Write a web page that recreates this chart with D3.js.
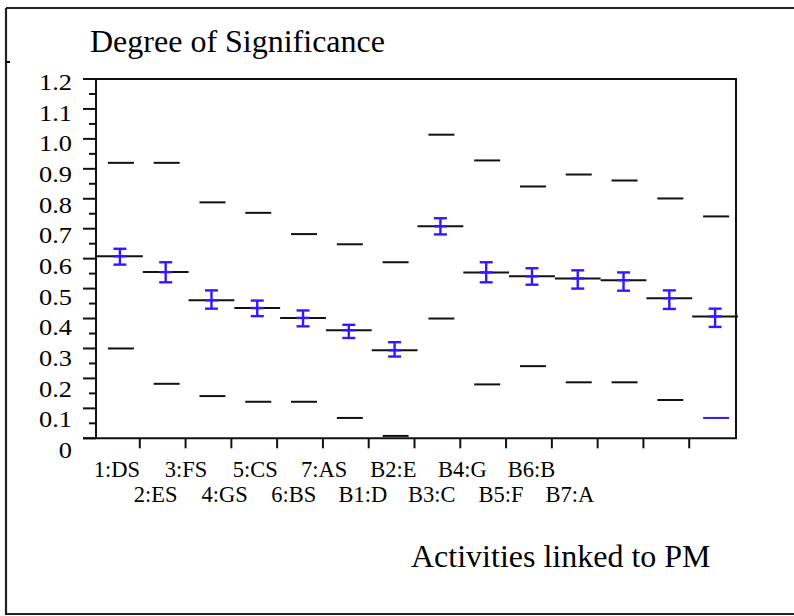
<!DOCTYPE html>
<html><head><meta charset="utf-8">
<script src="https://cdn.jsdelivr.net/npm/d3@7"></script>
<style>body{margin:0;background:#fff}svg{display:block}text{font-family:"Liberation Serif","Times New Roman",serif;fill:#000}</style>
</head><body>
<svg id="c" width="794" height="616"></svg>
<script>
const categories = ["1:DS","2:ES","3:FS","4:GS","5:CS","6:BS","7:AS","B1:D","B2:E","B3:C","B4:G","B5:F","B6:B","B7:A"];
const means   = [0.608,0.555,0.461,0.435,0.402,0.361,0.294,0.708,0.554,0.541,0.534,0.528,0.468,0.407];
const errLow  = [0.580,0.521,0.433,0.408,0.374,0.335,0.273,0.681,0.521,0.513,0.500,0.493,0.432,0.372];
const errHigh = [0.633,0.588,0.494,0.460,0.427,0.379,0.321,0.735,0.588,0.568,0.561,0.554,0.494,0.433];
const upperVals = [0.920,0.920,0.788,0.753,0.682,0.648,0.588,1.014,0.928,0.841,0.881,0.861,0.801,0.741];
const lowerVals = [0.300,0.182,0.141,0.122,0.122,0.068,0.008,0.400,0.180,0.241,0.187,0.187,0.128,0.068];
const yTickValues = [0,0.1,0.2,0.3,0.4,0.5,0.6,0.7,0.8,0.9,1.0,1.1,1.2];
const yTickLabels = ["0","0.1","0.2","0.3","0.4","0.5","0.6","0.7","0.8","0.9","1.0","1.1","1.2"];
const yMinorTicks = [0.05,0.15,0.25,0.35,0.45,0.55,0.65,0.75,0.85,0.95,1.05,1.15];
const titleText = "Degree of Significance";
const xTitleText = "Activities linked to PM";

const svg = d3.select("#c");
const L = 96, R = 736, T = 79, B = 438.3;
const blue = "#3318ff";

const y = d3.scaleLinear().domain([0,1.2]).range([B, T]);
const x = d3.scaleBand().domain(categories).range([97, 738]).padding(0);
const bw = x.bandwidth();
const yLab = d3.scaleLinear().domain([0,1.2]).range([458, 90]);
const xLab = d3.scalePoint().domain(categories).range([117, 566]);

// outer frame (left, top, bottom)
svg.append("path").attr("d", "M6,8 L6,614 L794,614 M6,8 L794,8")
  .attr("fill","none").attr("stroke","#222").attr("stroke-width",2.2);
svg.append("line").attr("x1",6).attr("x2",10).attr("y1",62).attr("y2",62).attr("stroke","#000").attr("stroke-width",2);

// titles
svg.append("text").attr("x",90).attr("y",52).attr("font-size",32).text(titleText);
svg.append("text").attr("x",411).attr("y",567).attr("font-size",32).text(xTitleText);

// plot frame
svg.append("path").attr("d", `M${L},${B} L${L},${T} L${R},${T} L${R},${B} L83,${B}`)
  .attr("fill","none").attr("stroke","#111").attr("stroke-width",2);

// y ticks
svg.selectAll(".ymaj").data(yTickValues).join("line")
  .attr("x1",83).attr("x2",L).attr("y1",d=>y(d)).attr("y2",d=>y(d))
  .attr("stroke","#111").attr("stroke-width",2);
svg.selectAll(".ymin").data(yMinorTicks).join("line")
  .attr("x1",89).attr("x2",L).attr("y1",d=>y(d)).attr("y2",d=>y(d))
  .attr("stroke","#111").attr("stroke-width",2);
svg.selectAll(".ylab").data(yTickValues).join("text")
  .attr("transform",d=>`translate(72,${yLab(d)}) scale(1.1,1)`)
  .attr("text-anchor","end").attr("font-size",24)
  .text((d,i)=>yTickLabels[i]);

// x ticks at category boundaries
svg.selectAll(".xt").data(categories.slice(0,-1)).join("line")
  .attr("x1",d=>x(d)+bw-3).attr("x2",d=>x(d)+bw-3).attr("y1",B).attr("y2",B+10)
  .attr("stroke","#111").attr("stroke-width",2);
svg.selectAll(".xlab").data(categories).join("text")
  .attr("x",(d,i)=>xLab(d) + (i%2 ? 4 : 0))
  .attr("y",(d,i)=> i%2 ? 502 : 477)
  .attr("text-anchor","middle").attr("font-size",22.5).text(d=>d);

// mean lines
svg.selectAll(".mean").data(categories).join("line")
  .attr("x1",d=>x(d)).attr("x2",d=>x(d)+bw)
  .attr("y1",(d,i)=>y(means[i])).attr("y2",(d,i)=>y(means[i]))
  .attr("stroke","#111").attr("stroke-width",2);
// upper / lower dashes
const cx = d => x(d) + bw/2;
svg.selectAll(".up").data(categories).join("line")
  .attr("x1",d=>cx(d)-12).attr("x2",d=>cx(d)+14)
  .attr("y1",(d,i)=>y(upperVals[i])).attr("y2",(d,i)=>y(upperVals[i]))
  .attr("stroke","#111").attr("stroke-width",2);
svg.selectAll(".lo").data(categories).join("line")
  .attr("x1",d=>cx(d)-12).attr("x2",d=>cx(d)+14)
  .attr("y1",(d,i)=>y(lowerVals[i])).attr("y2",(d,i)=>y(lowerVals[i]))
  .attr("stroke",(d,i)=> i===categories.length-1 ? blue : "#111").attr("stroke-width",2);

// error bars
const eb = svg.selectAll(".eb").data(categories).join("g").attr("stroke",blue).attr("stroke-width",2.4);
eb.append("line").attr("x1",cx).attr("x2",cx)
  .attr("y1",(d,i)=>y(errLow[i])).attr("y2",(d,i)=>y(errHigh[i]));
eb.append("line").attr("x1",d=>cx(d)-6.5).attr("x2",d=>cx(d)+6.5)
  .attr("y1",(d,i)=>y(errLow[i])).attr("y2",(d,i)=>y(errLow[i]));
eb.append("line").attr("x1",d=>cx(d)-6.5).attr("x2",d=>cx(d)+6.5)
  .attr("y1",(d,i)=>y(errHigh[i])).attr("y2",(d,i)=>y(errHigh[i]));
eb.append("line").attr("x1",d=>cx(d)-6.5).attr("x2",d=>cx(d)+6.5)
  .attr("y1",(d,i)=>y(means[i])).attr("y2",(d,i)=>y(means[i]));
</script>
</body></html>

+ + + + + + +

◆ **THE REQUEST**
Copy the data exactly. Any picture it contains is to be omitted.

◆ **RESPONSE TO THIS TASK**
Write a web page that recreates this chart with D3.js.
<!DOCTYPE html>
<html><head><meta charset="utf-8">
<script src="https://cdn.jsdelivr.net/npm/d3@7"></script>
<style>body{margin:0;background:#fff}svg{display:block}text{font-family:"Liberation Serif","Times New Roman",serif;fill:#000}</style>
</head><body>
<svg id="c" width="794" height="616"></svg>
<script>
const categories = ["1:DS","2:ES","3:FS","4:GS","5:CS","6:BS","7:AS","B1:D","B2:E","B3:C","B4:G","B5:F","B6:B","B7:A"];
const means   = [0.608,0.555,0.461,0.435,0.402,0.361,0.294,0.708,0.554,0.541,0.534,0.528,0.468,0.407];
const errLow  = [0.580,0.521,0.433,0.408,0.374,0.335,0.273,0.681,0.521,0.513,0.500,0.493,0.432,0.372];
const errHigh = [0.633,0.588,0.494,0.460,0.427,0.379,0.321,0.735,0.588,0.568,0.561,0.554,0.494,0.433];
const upperVals = [0.920,0.920,0.788,0.753,0.682,0.648,0.588,1.014,0.928,0.841,0.881,0.861,0.801,0.741];
const lowerVals = [0.300,0.182,0.141,0.122,0.122,0.068,0.008,0.400,0.180,0.241,0.187,0.187,0.128,0.068];
const yTickValues = [0,0.1,0.2,0.3,0.4,0.5,0.6,0.7,0.8,0.9,1.0,1.1,1.2];
const yTickLabels = ["0","0.1","0.2","0.3","0.4","0.5","0.6","0.7","0.8","0.9","1.0","1.1","1.2"];
const yMinorTicks = [0.05,0.15,0.25,0.35,0.45,0.55,0.65,0.75,0.85,0.95,1.05,1.15];
const titleText = "Degree of Significance";
const xTitleText = "Activities linked to PM";

const svg = d3.select("#c");
const L = 96, R = 736, T = 79, B = 438.3;
const blue = "#3318ff";

const y = d3.scaleLinear().domain([0,1.2]).range([B, T]);
const x = d3.scaleBand().domain(categories).range([97, 738]).padding(0);
const bw = x.bandwidth();
const yLab = d3.scaleLinear().domain([0,1.2]).range([458, 90]);
const xLab = d3.scalePoint().domain(categories).range([117, 566]);

// outer frame (left, top, bottom)
svg.append("path").attr("d", "M6,8 L6,614 L794,614 M6,8 L794,8")
  .attr("fill","none").attr("stroke","#222").attr("stroke-width",2.2);
svg.append("line").attr("x1",6).attr("x2",10).attr("y1",62).attr("y2",62).attr("stroke","#000").attr("stroke-width",2);

// titles
svg.append("text").attr("x",90).attr("y",52).attr("font-size",32).text(titleText);
svg.append("text").attr("x",411).attr("y",567).attr("font-size",32).text(xTitleText);

// plot frame
svg.append("path").attr("d", `M${L},${B} L${L},${T} L${R},${T} L${R},${B} L83,${B}`)
  .attr("fill","none").attr("stroke","#111").attr("stroke-width",2);

// y ticks
svg.selectAll(".ymaj").data(yTickValues).join("line")
  .attr("x1",83).attr("x2",L).attr("y1",d=>y(d)).attr("y2",d=>y(d))
  .attr("stroke","#111").attr("stroke-width",2);
svg.selectAll(".ymin").data(yMinorTicks).join("line")
  .attr("x1",89).attr("x2",L).attr("y1",d=>y(d)).attr("y2",d=>y(d))
  .attr("stroke","#111").attr("stroke-width",2);
svg.selectAll(".ylab").data(yTickValues).join("text")
  .attr("transform",d=>`translate(72,${yLab(d)}) scale(1.1,1)`)
  .attr("text-anchor","end").attr("font-size",24)
  .text((d,i)=>yTickLabels[i]);

// x ticks at category boundaries
svg.selectAll(".xt").data(categories.slice(0,-1)).join("line")
  .attr("x1",d=>x(d)+bw-3).attr("x2",d=>x(d)+bw-3).attr("y1",B).attr("y2",B+10)
  .attr("stroke","#111").attr("stroke-width",2);
svg.selectAll(".xlab").data(categories).join("text")
  .attr("x",(d,i)=>xLab(d) + (i%2 ? 4 : 0))
  .attr("y",(d,i)=> i%2 ? 502 : 477)
  .attr("text-anchor","middle").attr("font-size",22.5).text(d=>d);

// mean lines
svg.selectAll(".mean").data(categories).join("line")
  .attr("x1",d=>x(d)).attr("x2",d=>x(d)+bw)
  .attr("y1",(d,i)=>y(means[i])).attr("y2",(d,i)=>y(means[i]))
  .attr("stroke","#111").attr("stroke-width",2);
// upper / lower dashes
const cx = d => x(d) + bw/2;
svg.selectAll(".up").data(categories).join("line")
  .attr("x1",d=>cx(d)-12).attr("x2",d=>cx(d)+14)
  .attr("y1",(d,i)=>y(upperVals[i])).attr("y2",(d,i)=>y(upperVals[i]))
  .attr("stroke","#111").attr("stroke-width",2);
svg.selectAll(".lo").data(categories).join("line")
  .attr("x1",d=>cx(d)-12).attr("x2",d=>cx(d)+14)
  .attr("y1",(d,i)=>y(lowerVals[i])).attr("y2",(d,i)=>y(lowerVals[i]))
  .attr("stroke",(d,i)=> i===categories.length-1 ? blue : "#111").attr("stroke-width",2);

// error bars
const eb = svg.selectAll(".eb").data(categories).join("g").attr("stroke",blue).attr("stroke-width",2.4);
eb.append("line").attr("x1",cx).attr("x2",cx)
  .attr("y1",(d,i)=>y(errLow[i])).attr("y2",(d,i)=>y(errHigh[i]));
eb.append("line").attr("x1",d=>cx(d)-6.5).attr("x2",d=>cx(d)+6.5)
  .attr("y1",(d,i)=>y(errLow[i])).attr("y2",(d,i)=>y(errLow[i]));
eb.append("line").attr("x1",d=>cx(d)-6.5).attr("x2",d=>cx(d)+6.5)
  .attr("y1",(d,i)=>y(errHigh[i])).attr("y2",(d,i)=>y(errHigh[i]));
eb.append("line").attr("x1",d=>cx(d)-6.5).attr("x2",d=>cx(d)+6.5)
  .attr("y1",(d,i)=>y(means[i])).attr("y2",(d,i)=>y(means[i]));
</script>
</body></html>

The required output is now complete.